### ENTRIES

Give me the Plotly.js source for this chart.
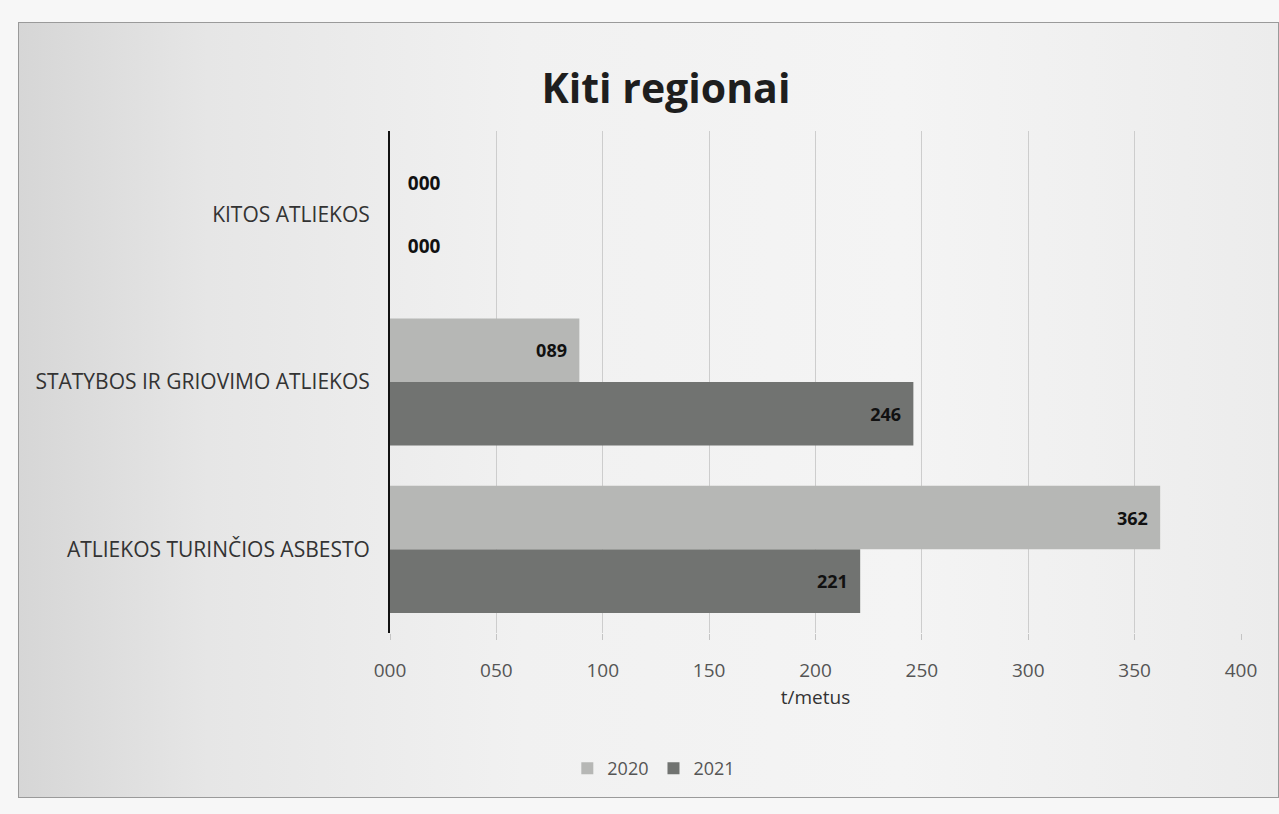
<!DOCTYPE html>
<html>
<head>
<meta charset="utf-8">
<script src="https://cdn.plot.ly/plotly-3.0.1.min.js"></script>
<style>
  html, body { margin: 0; padding: 0; background: #f7f7f7; width: 1279px; height: 814px; overflow: hidden; }
  #chart { position: absolute; left: 18px; top: 22px; width: 1261px; height: 776px; border: 1px solid #9a9a9a; box-sizing: border-box;
           background: linear-gradient(to right, #d6d6d6 0%, #e6e6e6 15%, #f1f1f1 40%, #f4f4f4 70%, #ececec 100%); }
</style>
</head>
<body>
<div id="chart"></div>
<script>
const categories = ['ATLIEKOS TURINČIOS ASBESTO', 'STATYBOS IR GRIOVIMO ATLIEKOS', 'KITOS ATLIEKOS'];
const values2020 = [362, 89, 0];
const values2021 = [221, 246, 0];
const seriesNames = ['2020', '2021'];
const xTicks = [0, 50, 100, 150, 200, 250, 300, 350, 400];

const FONT = '"Open Sans", Lato, sans-serif';
const pos = v => v.map(x => x > 0 ? 'inside' : 'outside');
const tmpl = v => v.map(x => x > 0 ? '%{x:03d}\u00a0\u00a0' : '\u00a0\u00a0\u00a0%{x:03d}');

const common = {
  type: 'bar', orientation: 'h', y: categories,
  insidetextanchor: 'end',
  textfont: { family: FONT, size: 18, color: '#111', weight: 'bold' },
  outsidetextfont: { family: FONT, size: 19, color: '#111', weight: 'bold' },
  cliponaxis: false,
  hoverinfo: 'x+name'
};

const traces = [
  Object.assign({}, common, { name: seriesNames[1], x: values2021, texttemplate: tmpl(values2021), textposition: pos(values2021), marker: { color: '#717371' } }),
  Object.assign({}, common, { name: seriesNames[0], x: values2020, texttemplate: tmpl(values2020), textposition: pos(values2020), marker: { color: '#b6b7b5' } })
];

const layout = {
  width: 1261, height: 776,
  margin: { l: 371, r: 39, t: 108, b: 158 },
  paper_bgcolor: 'rgba(0,0,0,0)',
  plot_bgcolor: 'rgba(0,0,0,0)',
  font: { family: FONT, color: '#444', size: 19 },
  title: { text: '<b>Kiti regionai</b>', font: { size: 41, color: '#1e1e1e', family: FONT },
           x: 647 / 1261, xref: 'container', xanchor: 'center', y: 1 - 66 / 776, yref: 'container', yanchor: 'middle' },
  barmode: 'group', bargap: 0.24, bargroupgap: 0,
  xaxis: {
    range: [0, 400], tickvals: xTicks, tickformat: '03d',
    showgrid: true, gridcolor: '#cdcdcd', gridwidth: 1, zeroline: false,
    ticks: 'outside', ticklen: 6, tickcolor: '#c4c4c4', ticklabelstandoff: 14,
    tickfont: { size: 19, color: '#555' },
    title: { text: 't/metus', font: { size: 19, color: '#333' }, standoff: 8 },
    fixedrange: true
  },
  yaxis: {
    showline: true, linecolor: '#111', linewidth: 2,
    showgrid: false, ticks: '', ticklabelstandoff: 14,
    tickfont: { size: 21, color: '#333' },
    fixedrange: true
  },
  legend: {
    orientation: 'h', traceorder: 'reversed',
    x: 0.31, xanchor: 'center', y: -0.27, yanchor: 'middle',
    font: { size: 18, color: '#555' }, bgcolor: 'rgba(0,0,0,0)'
  },
  showlegend: true
};

Plotly.newPlot('chart', traces, layout, { displayModeBar: false, staticPlot: true });
</script>
</body>
</html>
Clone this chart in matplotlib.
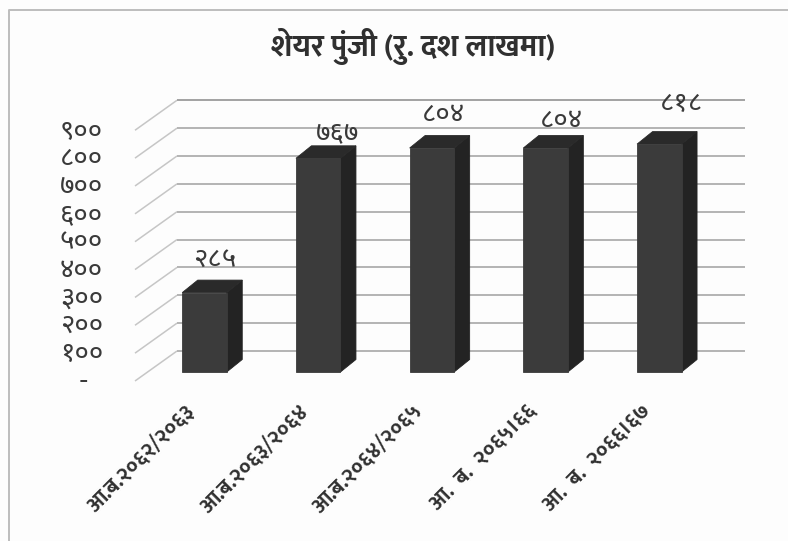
import matplotlib
matplotlib.use("Agg")
import matplotlib.pyplot as plt
from matplotlib.patches import Polygon, Rectangle

plt.rcParams["font.family"] = ["Noto Sans Devanagari", "Mukta", "Hind", "DejaVu Sans"]
BOLD_FAMILY = ["Mukta", "Hind", "Noto Sans Devanagari", "DejaVu Sans"]

title = "शेयर पुंजी (रु. दश लाखमा)"
categories = ["आ.ब.२०६२/२०६३", "आ.ब.२०६३/२०६४", "आ.ब.२०६४/२०६५", "आ.  ब.  २०६५।६६", "आ.  ब.  २०६६।६७"]
values = [285, 767, 804, 804, 818]
value_labels = ["२८५", "७६७", "८०४", "८०४", "८१८"]
ticks = [0, 100, 200, 300, 400, 500, 600, 700, 800, 900]
tick_labels = ["-", "१००", "२००", "३००", "४००", "५००", "६००", "७००", "८००", "९००"]
label_dx = [10.5, 19, 12, 16, 22]    # px right of the bar centre
label_dy = [32, 25, 33, 27, 40]      # px above the bar's front top edge

W, H = 788, 541
PX_X = 113.7     # px per category
PX_Y = 0.2786    # px per unit
X0, Y0 = 204.5, 372   # first bar centre, zero line
PT = 0.72        # points per px at dpi 100

fig = plt.figure(figsize=(W / 100, H / 100), dpi=100, facecolor="#fdfdfd")
ax = fig.add_axes([0, 0, 1, 1])
ax.set_xlim(-X0 / PX_X, (W - X0) / PX_X)
ax.set_ylim((Y0 - H) / PX_Y, Y0 / PX_Y)
ax.axis("off")

bar_w = 44.5 / PX_X
dx, dy = 15.5 / PX_X, 12.5 / PX_Y       # depth of the bars
wall_dx, wall_dy = 42 / PX_X, 30 / PX_Y  # depth of the back wall
left = (135 - X0) / PX_X
right = (745 - X0) / PX_X
zero_offset = -9 / PX_Y

# gridlines: slanted piece on the side wall, then along the back wall
for t in ticks:
    y = t + zero_offset
    c = "#a2a2a2" if t == ticks[-1] else "#b4b4b4"
    ax.plot([left, left + wall_dx], [y, y + wall_dy], color="#c6c6c6", lw=1.1,
            solid_capstyle="butt", zorder=1)
    ax.plot([left + wall_dx, right], [y + wall_dy, y + wall_dy], color=c, lw=1.4,
            solid_capstyle="butt", zorder=1)

for i, v in enumerate(values):
    x0, x1 = i - bar_w / 2, i + bar_w / 2
    ax.add_patch(Polygon([(x1, 0), (x1 + dx, dy), (x1 + dx, v + dy), (x1, v)],
                         fc="#232323", ec="#232323", lw=0.6, zorder=3))
    ax.add_patch(Polygon([(x0, v), (x0 + dx, v + dy), (x1 + dx, v + dy), (x1, v)],
                         fc="#2a2a2a", ec="#2a2a2a", lw=0.6, zorder=3))
    ax.add_patch(Rectangle((x0, 0), bar_w, v, fc="#3b3b3b", ec="#3b3b3b", lw=0.6, zorder=3))
    ax.annotate(value_labels[i], (i, v), xytext=(label_dx[i] * PT, label_dy[i] * PT),
                textcoords="offset points", ha="center", va="center",
                fontsize=20, color="#3a3a3a", zorder=4)
    ax.annotate(categories[i], (i - 12 / PX_X, 0), xytext=(0, -36 * PT), textcoords="offset points",
                rotation=45, ha="right", va="center", rotation_mode="anchor",
                fontsize=15.5, fontweight="bold", family=BOLD_FAMILY, color="#303030")

for t, lab in zip(ticks, tick_labels):
    # the zero dash sits further left than the numbers
    shift = -15 * PT if t == 0 else 0
    ax.annotate(lab, ((103 - X0) / PX_X, t), xytext=(shift, -10 * PT), textcoords="offset points",
                ha="right", va="center", fontsize=20, color="#3a3a3a")

ax.text(413 / W, 1 - 46 / H, title, transform=ax.transAxes, ha="center", va="center",
        fontsize=22, fontweight="bold", family=BOLD_FAMILY, color="#303030")

# chart frame
ax.plot([8.5 / W, 8.5 / W, 1], [0, 1 - 10 / H, 1 - 10 / H], transform=ax.transAxes,
        color="#bdbdbd", lw=1.4, zorder=0)

fig.savefig("out.png", dpi=100, facecolor=fig.get_facecolor())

### DO THIS
Identify each line of the material where the word "matplotlib" shows up, and copy it.

### RESPONSE
Clone this chart in matplotlib.
import matplotlib
matplotlib.use("Agg")
import matplotlib.pyplot as plt
from matplotlib.patches import Polygon, Rectangle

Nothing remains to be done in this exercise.